Uyghur Genocide to Take Center Stage at China Committee Hearing: ‘An Ethnic Group Is Being Systematically Exterminated’

KASHGAR, CHINA - JUNE 28: An ethnic Uyghur man holds his grandson as he sits outside his h
Kevin Frayer/Getty Images

The U.S. House Select Committee on the Chinese Communist Party (CCP) is preparing to hold its second hearing Thursday night during which it will highlight the well-documented human rights abuses against Uyghur Muslims and other religious minorities living in the western region of the country.

The hearing, led by chairman Rep. Mike Gallagher (R-WI), will take place during the primetime 7:00 p.m. hour. It will air on C-SPAN and be streamed by the committee online. Witnesses will include those who have experienced or seen the regional atrocities as well as experts on the matter.

In a statement provided to Breitbart News, Gallagher previewed the hearing, saying its contents “should serve as a warning” about what to expect if the CCP expands its control in the world.

“The Chinese Communist Party’s ongoing Uyghur genocide reveals the Party’s true nature. It should serve as a warning for what the world would look like under CCP leadership,” he said. “Religious minorities are rounded up in concentration camps and subjected to forced labor. Women are subjected to forced abortion, sterilization, and IUD insertion. Families are separated. An ethnic group is being systematically exterminated.”

In a call ahead of the hearing, Elisha Wiesel, son of Holocaust concentration camp survivor and Nobel Peace laureate Elie Wiesel, emphasized the magnitude of the issue.

Wiesel said his family’s foundation is planning to focus on the Uyghur people and begin making grants to activists working on their behalf. He also praised the heightened economic pressure that the recent Uyghur Forced Labor Prevention Act (UFLPA) applied to companies profiting from those enslaved in China.

China has “done a very effective job at creating a wall of silence around this,” Wiesel said, noting that witness testimonies like those of his father have been the “most compelling” to him in terms of understanding the issue.

The U.S. State Department has repeatedly characterized activity in Xinjiang, where the crimes against Uyghurs and others have been uncovered, as genocide during both the Trump and Biden administrations.

The department most recently found in a human rights report that crimes taking place in Xinjiang included:

The arbitrary imprisonment or other severe deprivation of physical liberty of more than one million civilians; forced sterilization, coerced abortions, and more restrictive application of the country’s birth control policies; rape and other forms of sexual and gender-based violence; torture of a large number of those arbitrarily detained; and persecution including forced labor and draconian restrictions on freedom of religion or belief, freedom of expression, and freedom of movement.

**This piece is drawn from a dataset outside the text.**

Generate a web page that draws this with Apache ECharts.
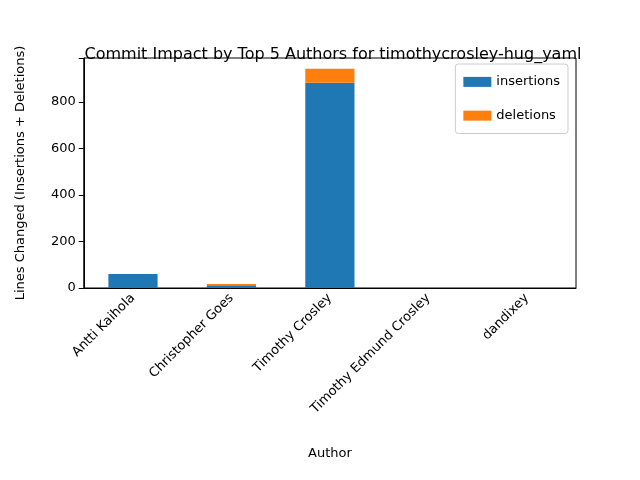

In his statement, Gallagher drew upon the history of the Second World War, saying that since that time, “the world has said ‘never again.’ But a genocide is, in fact, happening again. Now, it is time to do everything we can to stop it and ensure that no American – individual, company, investor, or university – remains knowingly or unknowingly complicit.”

The committee, formally named the Select Committee on the Strategic Competition Between the United States and the Chinese Communist Party, was established in Congress this year with the support of all Republicans and a majority of Democrats.

Gallagher emphasized the bipartisan nature of the committee during its opening hearing last month, saying the committee had an “excellent group of thoughtful legislators” on both sides of the political aisle. From their public communication, Gallagher appears to have a good working relationship with Rep. Raja Krishnamoorthi (D-IL), who is leading the Democrats as committee ranking member.

The initial hearing set the stage for the committee’s next two years of work, as Gallagher detailed its plans to “investigate and expose the ideological, technological, economic, and military threat posed by the Chinese Communist Party.”

“We may call this a strategic competition, but it’s not a polite tennis match. This is an existential struggle over what life will look like in the 21st century and the most fundamental freedoms are at stake,” he said.